------ DATA PROVIDED ------

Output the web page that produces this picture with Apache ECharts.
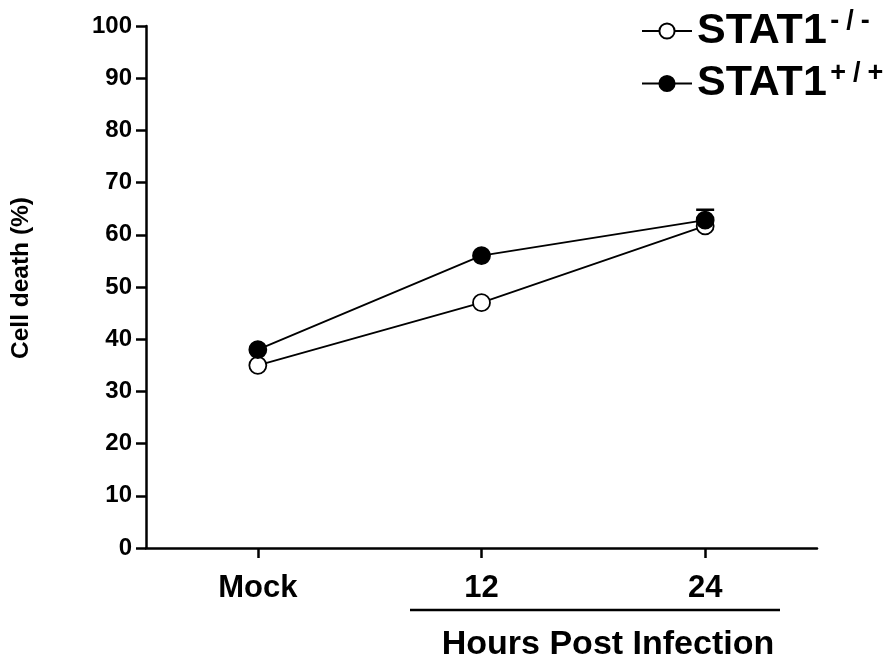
<!DOCTYPE html>
<html>
<head>
<meta charset="utf-8">
<script src="https://cdn.jsdelivr.net/npm/echarts@6/dist/echarts.min.js"></script>
<style>html,body{margin:0;padding:0;background:#fff;}#c{width:895px;height:660px;}</style>
</head>
<body>
<div id="c"></div>
<script>
var categories = ['Mock', '12', '24'];
var koValues = [35, 47, 61.7];
var koErrors = [0, 0, 0];
var wtValues = [38, 56, 62.8];
var wtErrors = [0, 0, 2];
var yTicks = [0, 10, 20, 30, 40, 50, 60, 70, 80, 90, 100];

var FONT = '"Liberation Sans", Arial, Helvetica, sans-serif';
var chart = echarts.init(document.getElementById('c'), null, {renderer: 'canvas'});

function errorSeries(name, values, errors) {
  var data = values.map(function (v, i) { return [i, v, v + errors[i], errors[i]]; });
  return {
    type: 'custom',
    name: name + '_err',
    z: 1,
    silent: true,
    legendHoverLink: false,
    data: data,
    renderItem: function (params, api) {
      if (!(api.value(3) > 0)) { return {type: 'group', children: []}; }
      var lo = api.coord([api.value(0), api.value(1)]);
      var hi = api.coord([api.value(0), api.value(2)]);
      var hw = 9;
      return {
        type: 'group',
        children: [
          {type: 'line', shape: {x1: hi[0], y1: hi[1], x2: lo[0], y2: lo[1]}, style: {stroke: '#000', lineWidth: 2}},
          {type: 'line', shape: {x1: hi[0] - hw, y1: hi[1], x2: hi[0] + hw, y2: hi[1]}, style: {stroke: '#000', lineWidth: 2.5}}
        ]
      };
    }
  };
}

var rich = {
  a: {fontSize: 43, fontWeight: 'bold', fontFamily: FONT, color: '#000', lineHeight: 46},
  s: {fontSize: 27, fontWeight: 'bold', fontFamily: FONT, color: '#000', verticalAlign: 'top', lineHeight: 14, padding: [0, 3.5, 0, 3.5]}
};

var option = {
  backgroundColor: '#fff',
  animation: false,
  grid: {left: 146, right: 78, top: 26, bottom: 112, containLabel: false},
  legend: {
    orient: 'vertical',
    left: 641,
    top: 8,
    padding: 0,
    itemWidth: 50,
    itemHeight: 19,
    itemGap: 8,
    data: ['STAT1-/-', 'STAT1+/+'],
    formatter: function (name) {
      var sup = name.slice(5).split('');
      return '{a|STAT1}' + sup.map(function (c) { return '{s|' + c + '}'; }).join('');
    },
    textStyle: {rich: rich}
  },
  xAxis: {
    type: 'category',
    data: categories,
    boundaryGap: true,
    axisLine: {show: true, lineStyle: {color: '#000', width: 2.5}},
    axisTick: {show: true, interval: 0, alignWithLabel: true, length: 10, lineStyle: {color: '#000', width: 2.5}},
    axisLabel: {color: '#000', fontSize: 31, fontWeight: 'bold', fontFamily: FONT, margin: 25},
    splitLine: {show: false}
  },
  yAxis: {
    type: 'value',
    min: 0,
    max: 100,
    interval: 10,
    name: 'Cell death (%)',
    nameLocation: 'middle',
    nameGap: 112,
    nameTextStyle: {color: '#000', fontSize: 24.5, fontWeight: 'bold', fontFamily: FONT, padding: [0, 0, 0, 18]},
    axisLine: {show: true, lineStyle: {color: '#000', width: 2.5}},
    axisTick: {show: true, length: 10, lineStyle: {color: '#000', width: 2.5}},
    axisLabel: {color: '#000', fontSize: 24, fontWeight: 'bold', fontFamily: FONT, margin: 14,
      formatter: function (v) { return yTicks.indexOf(v) >= 0 ? String(v) : ''; }},
    splitLine: {show: false}
  },
  graphic: [
    {type: 'line', shape: {x1: 410, y1: 610, x2: 780, y2: 610}, style: {stroke: '#000', lineWidth: 2.5}},
    {type: 'text', x: 608, y: 645, style: {text: 'Hours Post Infection', fill: '#000', font: 'bold 34px ' + FONT, textAlign: 'center', textVerticalAlign: 'middle'}}
  ],
  series: [
    errorSeries('ko', koValues, koErrors),
    errorSeries('wt', wtValues, wtErrors),
    {
      name: 'STAT1-/-',
      type: 'line',
      data: koValues,
      z: 3,
      symbol: 'circle',
      symbolSize: 17,
      showAllSymbol: true,
      lineStyle: {color: '#000', width: 1.8},
      itemStyle: {color: '#fff', borderColor: '#000', borderWidth: 1.8}
    },
    {
      name: 'STAT1+/+',
      type: 'line',
      data: wtValues,
      z: 4,
      symbol: 'circle',
      symbolSize: 17,
      showAllSymbol: true,
      lineStyle: {color: '#000', width: 1.8},
      itemStyle: {color: '#000', borderColor: '#000', borderWidth: 1.8}
    }
  ]
};
chart.setOption(option);
</script>
</body>
</html>
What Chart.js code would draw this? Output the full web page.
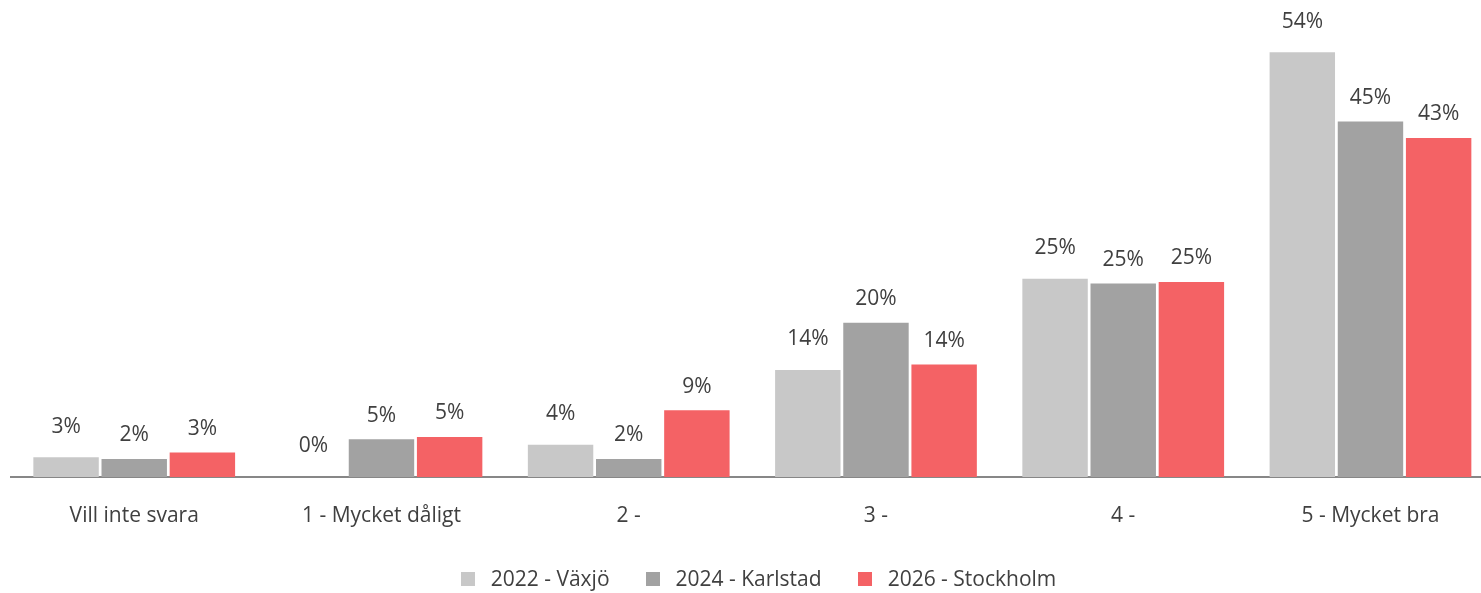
<!DOCTYPE html>
<html>
<head>
<meta charset="utf-8">
<script src="https://cdn.jsdelivr.net/npm/chart.js@4.4.0/dist/chart.umd.min.js"></script>
<style>
  html, body { margin: 0; padding: 0; overflow: hidden; background: #ffffff; width: 1481px; height: 593px; }
  #wrap { position: absolute; left: 0; top: 0; width: 1495px; height: 593px; }
  canvas { display: block; }
</style>
</head>
<body>
<div id="wrap"><canvas id="c" width="1495" height="593"></canvas></div>
<script>
// ---- data ----
const categories = ["Vill inte svara", "1 - Mycket dåligt", "2 -", "3 -", "4 -", "5 - Mycket bra"];
const seriesNames = ["2022 - Växjö", "2024 - Karlstad", "2026 - Stockholm"];
const vaxjo     = [2.5, 0.0, 4.1, 13.6, 25.2, 54.0];
const karlstad  = [2.3, 4.8, 2.3, 19.6, 24.6, 45.2];
const stockholm = [3.1, 5.1, 8.5, 14.3, 24.8, 43.1];

// ---- styles ----
const colors = ["#C8C8C8", "#A2A2A2", "#F46265"];
const FONT = '"Open Sans", "DejaVu Sans", sans-serif';
const TEXT = "#404040";

const dataLabels = {
  id: "dataLabels",
  afterDatasetsDraw(chart) {
    const ctx = chart.ctx;
    const offsets = [30.5, 23.5, 23.5];
    ctx.save();
    ctx.font = "21px " + FONT;
    ctx.fillStyle = TEXT;
    ctx.textAlign = "center";
    ctx.textBaseline = "middle";
    chart.data.datasets.forEach((ds, i) => {
      const meta = chart.getDatasetMeta(i);
      meta.data.forEach((el, j) => {
        ctx.fillText(Math.round(ds.data[j]) + "%", el.x, el.y - offsets[i]);
      });
    });
    ctx.restore();
  }
};

const customLegend = {
  id: "customLegend",
  afterDraw(chart) {
    const ctx = chart.ctx;
    const box = 14, gapText = 16, gapItem = 36;
    const cx = 758.5, cy = 579;
    ctx.save();
    ctx.font = "21px " + FONT;
    ctx.textBaseline = "middle";
    ctx.textAlign = "left";
    const items = chart.data.datasets.map(ds => ({
      label: ds.label, color: ds.backgroundColor, w: ctx.measureText(ds.label).width
    }));
    let total = 0;
    items.forEach((it, i) => { total += box + gapText + it.w + (i < items.length - 1 ? gapItem : 0); });
    let x = cx - total / 2;
    items.forEach(it => {
      ctx.fillStyle = it.color;
      ctx.fillRect(Math.round(x), Math.round(cy - box / 2), box, box);
      ctx.fillStyle = TEXT;
      ctx.fillText(it.label, x + box + gapText, cy + 1);
      x += box + gapText + it.w + gapItem;
    });
    ctx.restore();
  }
};

new Chart(document.getElementById("c"), {
  type: "bar",
  data: {
    labels: categories,
    datasets: [
      { label: seriesNames[0], data: vaxjo, backgroundColor: colors[0] },
      { label: seriesNames[1], data: karlstad, backgroundColor: colors[1] },
      { label: seriesNames[2], data: stockholm, backgroundColor: colors[2] }
    ]
  },
  options: {
    responsive: false,
    animation: false,
    devicePixelRatio: 1,
    datasets: { bar: { categoryPercentage: 0.827, barPercentage: 0.96 } },
    layout: { padding: { left: 10.6, right: 0.9, top: 5, bottom: 0 } },
    plugins: { legend: { display: false }, tooltip: { enabled: false } },
    scales: {
      x: {
        grid: { display: false, drawTicks: false },
        border: { display: true, color: "#878787", width: 2 },
        ticks: { font: { family: FONT, size: 21 }, color: TEXT, padding: 26, maxRotation: 0, autoSkip: false },
        afterFit(scale) { scale.height = 116; }
      },
      y: { display: false, min: 0, max: 60 }
    }
  },
  plugins: [dataLabels, customLegend]
});
</script>
</body>
</html>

------

• TASK OBJECTIVE: Could you repeat exactly the lines from the first one of the records above through the line containing "80, 90, 100];", leaving out any pictures?

• RESULT OF THE TASK:
Output the web page that produces this picture with Apache ECharts.
<!DOCTYPE html>
<html>
<head>
<meta charset="utf-8">
<script src="https://cdn.jsdelivr.net/npm/echarts@6/dist/echarts.min.js"></script>
<style>html,body{margin:0;padding:0;background:#fff;}#c{width:895px;height:660px;}</style>
</head>
<body>
<div id="c"></div>
<script>
var categories = ['Mock', '12', '24'];
var koValues = [35, 47, 61.7];
var koErrors = [0, 0, 0];
var wtValues = [38, 56, 62.8];
var wtErrors = [0, 0, 2];
var yTicks = [0, 10, 20, 30, 40, 50, 60, 70, 80, 90, 100];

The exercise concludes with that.